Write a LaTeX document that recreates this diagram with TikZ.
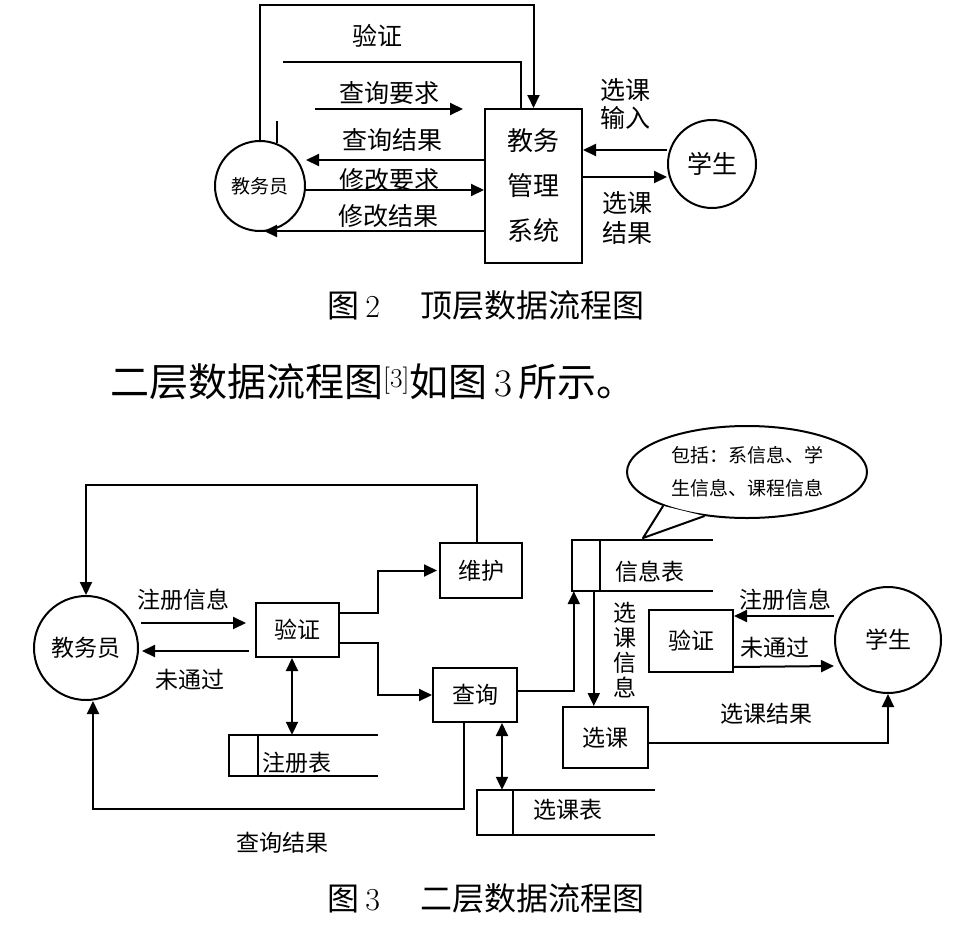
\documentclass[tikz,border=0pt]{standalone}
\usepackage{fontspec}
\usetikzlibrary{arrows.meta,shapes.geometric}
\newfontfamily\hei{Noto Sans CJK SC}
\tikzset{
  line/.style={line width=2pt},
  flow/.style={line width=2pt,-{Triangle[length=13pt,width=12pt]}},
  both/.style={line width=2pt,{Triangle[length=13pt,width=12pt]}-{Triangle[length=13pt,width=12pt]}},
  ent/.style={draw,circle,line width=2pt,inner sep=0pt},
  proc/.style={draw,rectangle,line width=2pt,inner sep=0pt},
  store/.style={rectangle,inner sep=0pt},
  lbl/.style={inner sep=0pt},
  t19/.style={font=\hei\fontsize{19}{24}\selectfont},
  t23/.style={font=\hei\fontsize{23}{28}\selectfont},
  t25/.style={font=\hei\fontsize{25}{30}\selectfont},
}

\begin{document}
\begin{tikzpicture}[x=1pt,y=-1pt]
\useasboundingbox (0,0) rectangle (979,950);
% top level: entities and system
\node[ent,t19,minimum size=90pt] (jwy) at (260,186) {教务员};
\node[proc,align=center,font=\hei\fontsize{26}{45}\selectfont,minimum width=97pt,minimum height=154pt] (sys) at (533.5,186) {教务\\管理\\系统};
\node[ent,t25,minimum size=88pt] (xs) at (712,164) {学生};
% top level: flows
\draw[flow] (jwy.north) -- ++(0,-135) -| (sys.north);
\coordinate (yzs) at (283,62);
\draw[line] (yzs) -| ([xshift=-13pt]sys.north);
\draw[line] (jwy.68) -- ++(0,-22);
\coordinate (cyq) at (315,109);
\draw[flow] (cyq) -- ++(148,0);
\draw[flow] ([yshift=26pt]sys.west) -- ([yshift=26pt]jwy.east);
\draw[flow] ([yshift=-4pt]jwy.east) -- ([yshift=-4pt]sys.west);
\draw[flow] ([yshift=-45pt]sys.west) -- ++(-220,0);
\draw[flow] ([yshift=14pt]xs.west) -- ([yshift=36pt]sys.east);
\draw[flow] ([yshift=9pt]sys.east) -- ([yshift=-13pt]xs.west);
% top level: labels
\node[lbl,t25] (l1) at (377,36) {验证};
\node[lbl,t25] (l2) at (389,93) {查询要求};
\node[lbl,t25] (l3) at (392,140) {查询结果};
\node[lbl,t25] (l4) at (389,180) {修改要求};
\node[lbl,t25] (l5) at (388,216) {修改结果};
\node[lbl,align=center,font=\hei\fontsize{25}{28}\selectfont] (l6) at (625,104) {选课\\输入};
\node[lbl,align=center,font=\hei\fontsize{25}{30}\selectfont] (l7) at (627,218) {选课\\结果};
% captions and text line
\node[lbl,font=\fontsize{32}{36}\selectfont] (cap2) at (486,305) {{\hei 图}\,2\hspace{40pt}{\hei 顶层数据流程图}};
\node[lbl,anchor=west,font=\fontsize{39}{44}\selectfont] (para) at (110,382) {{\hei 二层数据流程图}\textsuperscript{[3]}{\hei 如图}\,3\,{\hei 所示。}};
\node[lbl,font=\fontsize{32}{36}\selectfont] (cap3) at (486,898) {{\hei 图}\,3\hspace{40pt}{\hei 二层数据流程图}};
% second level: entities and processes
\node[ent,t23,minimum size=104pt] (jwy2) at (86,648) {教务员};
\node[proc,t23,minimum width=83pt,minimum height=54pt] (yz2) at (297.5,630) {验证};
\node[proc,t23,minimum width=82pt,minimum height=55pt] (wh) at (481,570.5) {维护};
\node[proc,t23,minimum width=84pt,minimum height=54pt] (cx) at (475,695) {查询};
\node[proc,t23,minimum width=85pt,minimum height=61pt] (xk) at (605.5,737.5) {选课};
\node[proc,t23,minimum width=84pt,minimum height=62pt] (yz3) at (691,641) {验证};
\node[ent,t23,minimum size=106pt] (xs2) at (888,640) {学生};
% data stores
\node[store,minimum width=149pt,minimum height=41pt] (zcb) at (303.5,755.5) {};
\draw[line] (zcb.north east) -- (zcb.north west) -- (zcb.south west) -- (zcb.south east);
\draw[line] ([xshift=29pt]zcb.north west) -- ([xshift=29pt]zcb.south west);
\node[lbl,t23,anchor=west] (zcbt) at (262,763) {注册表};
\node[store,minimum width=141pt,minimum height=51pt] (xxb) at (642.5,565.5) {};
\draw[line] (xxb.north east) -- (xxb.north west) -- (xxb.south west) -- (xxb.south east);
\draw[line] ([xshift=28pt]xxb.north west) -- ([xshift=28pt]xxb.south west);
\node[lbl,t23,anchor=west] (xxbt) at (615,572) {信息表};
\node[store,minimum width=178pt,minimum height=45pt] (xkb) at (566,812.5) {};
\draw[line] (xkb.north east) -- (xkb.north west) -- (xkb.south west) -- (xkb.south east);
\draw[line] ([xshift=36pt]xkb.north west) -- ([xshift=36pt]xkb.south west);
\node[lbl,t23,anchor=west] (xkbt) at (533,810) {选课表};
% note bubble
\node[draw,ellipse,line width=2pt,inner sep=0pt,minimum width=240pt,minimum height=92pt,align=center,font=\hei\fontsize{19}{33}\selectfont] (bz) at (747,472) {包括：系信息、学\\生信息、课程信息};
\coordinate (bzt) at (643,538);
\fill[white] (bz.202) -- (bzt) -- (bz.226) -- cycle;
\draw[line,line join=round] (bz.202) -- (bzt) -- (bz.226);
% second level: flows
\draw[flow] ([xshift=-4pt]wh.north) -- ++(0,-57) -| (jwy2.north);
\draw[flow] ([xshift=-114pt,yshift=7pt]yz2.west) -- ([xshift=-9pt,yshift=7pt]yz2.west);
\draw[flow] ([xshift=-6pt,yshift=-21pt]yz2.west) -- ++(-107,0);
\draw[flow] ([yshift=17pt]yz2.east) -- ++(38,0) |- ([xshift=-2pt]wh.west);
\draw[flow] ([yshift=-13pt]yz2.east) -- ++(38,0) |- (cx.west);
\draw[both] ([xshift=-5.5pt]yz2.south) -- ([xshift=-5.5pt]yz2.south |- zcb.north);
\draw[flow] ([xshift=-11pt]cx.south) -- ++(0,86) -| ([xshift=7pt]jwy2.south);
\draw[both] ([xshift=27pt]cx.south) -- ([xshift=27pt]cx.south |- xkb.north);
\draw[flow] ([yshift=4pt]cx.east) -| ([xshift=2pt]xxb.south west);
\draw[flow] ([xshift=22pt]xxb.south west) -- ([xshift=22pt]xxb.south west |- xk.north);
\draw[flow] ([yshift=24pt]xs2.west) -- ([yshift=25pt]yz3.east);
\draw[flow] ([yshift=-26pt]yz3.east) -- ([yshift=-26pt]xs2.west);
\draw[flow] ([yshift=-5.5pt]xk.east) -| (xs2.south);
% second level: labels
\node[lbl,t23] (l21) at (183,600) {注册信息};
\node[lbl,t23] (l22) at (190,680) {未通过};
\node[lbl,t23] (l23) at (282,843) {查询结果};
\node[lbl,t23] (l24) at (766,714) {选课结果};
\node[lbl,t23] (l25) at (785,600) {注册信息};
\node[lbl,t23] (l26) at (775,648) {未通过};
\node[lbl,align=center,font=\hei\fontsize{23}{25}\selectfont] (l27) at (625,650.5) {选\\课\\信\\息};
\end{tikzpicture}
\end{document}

■ Exercise instructions
Reproduce all of the data exactly, omitting each picture it holds.

■ Reply to the task
Write a LaTeX document that recreates this diagram with TikZ.
\documentclass[tikz,border=0pt]{standalone}
\usepackage{fontspec}
\usetikzlibrary{arrows.meta,shapes.geometric}
\newfontfamily\hei{Noto Sans CJK SC}
\tikzset{
  line/.style={line width=2pt},
  flow/.style={line width=2pt,-{Triangle[length=13pt,width=12pt]}},
  both/.style={line width=2pt,{Triangle[length=13pt,width=12pt]}-{Triangle[length=13pt,width=12pt]}},
  ent/.style={draw,circle,line width=2pt,inner sep=0pt},
  proc/.style={draw,rectangle,line width=2pt,inner sep=0pt},
  store/.style={rectangle,inner sep=0pt},
  lbl/.style={inner sep=0pt},
  t19/.style={font=\hei\fontsize{19}{24}\selectfont},
  t23/.style={font=\hei\fontsize{23}{28}\selectfont},
  t25/.style={font=\hei\fontsize{25}{30}\selectfont},
}

\begin{document}
\begin{tikzpicture}[x=1pt,y=-1pt]
\useasboundingbox (0,0) rectangle (979,950);
% top level: entities and system
\node[ent,t19,minimum size=90pt] (jwy) at (260,186) {教务员};
\node[proc,align=center,font=\hei\fontsize{26}{45}\selectfont,minimum width=97pt,minimum height=154pt] (sys) at (533.5,186) {教务\\管理\\系统};
\node[ent,t25,minimum size=88pt] (xs) at (712,164) {学生};
% top level: flows
\draw[flow] (jwy.north) -- ++(0,-135) -| (sys.north);
\coordinate (yzs) at (283,62);
\draw[line] (yzs) -| ([xshift=-13pt]sys.north);
\draw[line] (jwy.68) -- ++(0,-22);
\coordinate (cyq) at (315,109);
\draw[flow] (cyq) -- ++(148,0);
\draw[flow] ([yshift=26pt]sys.west) -- ([yshift=26pt]jwy.east);
\draw[flow] ([yshift=-4pt]jwy.east) -- ([yshift=-4pt]sys.west);
\draw[flow] ([yshift=-45pt]sys.west) -- ++(-220,0);
\draw[flow] ([yshift=14pt]xs.west) -- ([yshift=36pt]sys.east);
\draw[flow] ([yshift=9pt]sys.east) -- ([yshift=-13pt]xs.west);
% top level: labels
\node[lbl,t25] (l1) at (377,36) {验证};
\node[lbl,t25] (l2) at (389,93) {查询要求};
\node[lbl,t25] (l3) at (392,140) {查询结果};
\node[lbl,t25] (l4) at (389,180) {修改要求};
\node[lbl,t25] (l5) at (388,216) {修改结果};
\node[lbl,align=center,font=\hei\fontsize{25}{28}\selectfont] (l6) at (625,104) {选课\\输入};
\node[lbl,align=center,font=\hei\fontsize{25}{30}\selectfont] (l7) at (627,218) {选课\\结果};
% captions and text line
\node[lbl,font=\fontsize{32}{36}\selectfont] (cap2) at (486,305) {{\hei 图}\,2\hspace{40pt}{\hei 顶层数据流程图}};
\node[lbl,anchor=west,font=\fontsize{39}{44}\selectfont] (para) at (110,382) {{\hei 二层数据流程图}\textsuperscript{[3]}{\hei 如图}\,3\,{\hei 所示。}};
\node[lbl,font=\fontsize{32}{36}\selectfont] (cap3) at (486,898) {{\hei 图}\,3\hspace{40pt}{\hei 二层数据流程图}};
% second level: entities and processes
\node[ent,t23,minimum size=104pt] (jwy2) at (86,648) {教务员};
\node[proc,t23,minimum width=83pt,minimum height=54pt] (yz2) at (297.5,630) {验证};
\node[proc,t23,minimum width=82pt,minimum height=55pt] (wh) at (481,570.5) {维护};
\node[proc,t23,minimum width=84pt,minimum height=54pt] (cx) at (475,695) {查询};
\node[proc,t23,minimum width=85pt,minimum height=61pt] (xk) at (605.5,737.5) {选课};
\node[proc,t23,minimum width=84pt,minimum height=62pt] (yz3) at (691,641) {验证};
\node[ent,t23,minimum size=106pt] (xs2) at (888,640) {学生};
% data stores
\node[store,minimum width=149pt,minimum height=41pt] (zcb) at (303.5,755.5) {};
\draw[line] (zcb.north east) -- (zcb.north west) -- (zcb.south west) -- (zcb.south east);
\draw[line] ([xshift=29pt]zcb.north west) -- ([xshift=29pt]zcb.south west);
\node[lbl,t23,anchor=west] (zcbt) at (262,763) {注册表};
\node[store,minimum width=141pt,minimum height=51pt] (xxb) at (642.5,565.5) {};
\draw[line] (xxb.north east) -- (xxb.north west) -- (xxb.south west) -- (xxb.south east);
\draw[line] ([xshift=28pt]xxb.north west) -- ([xshift=28pt]xxb.south west);
\node[lbl,t23,anchor=west] (xxbt) at (615,572) {信息表};
\node[store,minimum width=178pt,minimum height=45pt] (xkb) at (566,812.5) {};
\draw[line] (xkb.north east) -- (xkb.north west) -- (xkb.south west) -- (xkb.south east);
\draw[line] ([xshift=36pt]xkb.north west) -- ([xshift=36pt]xkb.south west);
\node[lbl,t23,anchor=west] (xkbt) at (533,810) {选课表};
% note bubble
\node[draw,ellipse,line width=2pt,inner sep=0pt,minimum width=240pt,minimum height=92pt,align=center,font=\hei\fontsize{19}{33}\selectfont] (bz) at (747,472) {包括：系信息、学\\生信息、课程信息};
\coordinate (bzt) at (643,538);
\fill[white] (bz.202) -- (bzt) -- (bz.226) -- cycle;
\draw[line,line join=round] (bz.202) -- (bzt) -- (bz.226);
% second level: flows
\draw[flow] ([xshift=-4pt]wh.north) -- ++(0,-57) -| (jwy2.north);
\draw[flow] ([xshift=-114pt,yshift=7pt]yz2.west) -- ([xshift=-9pt,yshift=7pt]yz2.west);
\draw[flow] ([xshift=-6pt,yshift=-21pt]yz2.west) -- ++(-107,0);
\draw[flow] ([yshift=17pt]yz2.east) -- ++(38,0) |- ([xshift=-2pt]wh.west);
\draw[flow] ([yshift=-13pt]yz2.east) -- ++(38,0) |- (cx.west);
\draw[both] ([xshift=-5.5pt]yz2.south) -- ([xshift=-5.5pt]yz2.south |- zcb.north);
\draw[flow] ([xshift=-11pt]cx.south) -- ++(0,86) -| ([xshift=7pt]jwy2.south);
\draw[both] ([xshift=27pt]cx.south) -- ([xshift=27pt]cx.south |- xkb.north);
\draw[flow] ([yshift=4pt]cx.east) -| ([xshift=2pt]xxb.south west);
\draw[flow] ([xshift=22pt]xxb.south west) -- ([xshift=22pt]xxb.south west |- xk.north);
\draw[flow] ([yshift=24pt]xs2.west) -- ([yshift=25pt]yz3.east);
\draw[flow] ([yshift=-26pt]yz3.east) -- ([yshift=-26pt]xs2.west);
\draw[flow] ([yshift=-5.5pt]xk.east) -| (xs2.south);
% second level: labels
\node[lbl,t23] (l21) at (183,600) {注册信息};
\node[lbl,t23] (l22) at (190,680) {未通过};
\node[lbl,t23] (l23) at (282,843) {查询结果};
\node[lbl,t23] (l24) at (766,714) {选课结果};
\node[lbl,t23] (l25) at (785,600) {注册信息};
\node[lbl,t23] (l26) at (775,648) {未通过};
\node[lbl,align=center,font=\hei\fontsize{23}{25}\selectfont] (l27) at (625,650.5) {选\\课\\信\\息};
\end{tikzpicture}
\end{document}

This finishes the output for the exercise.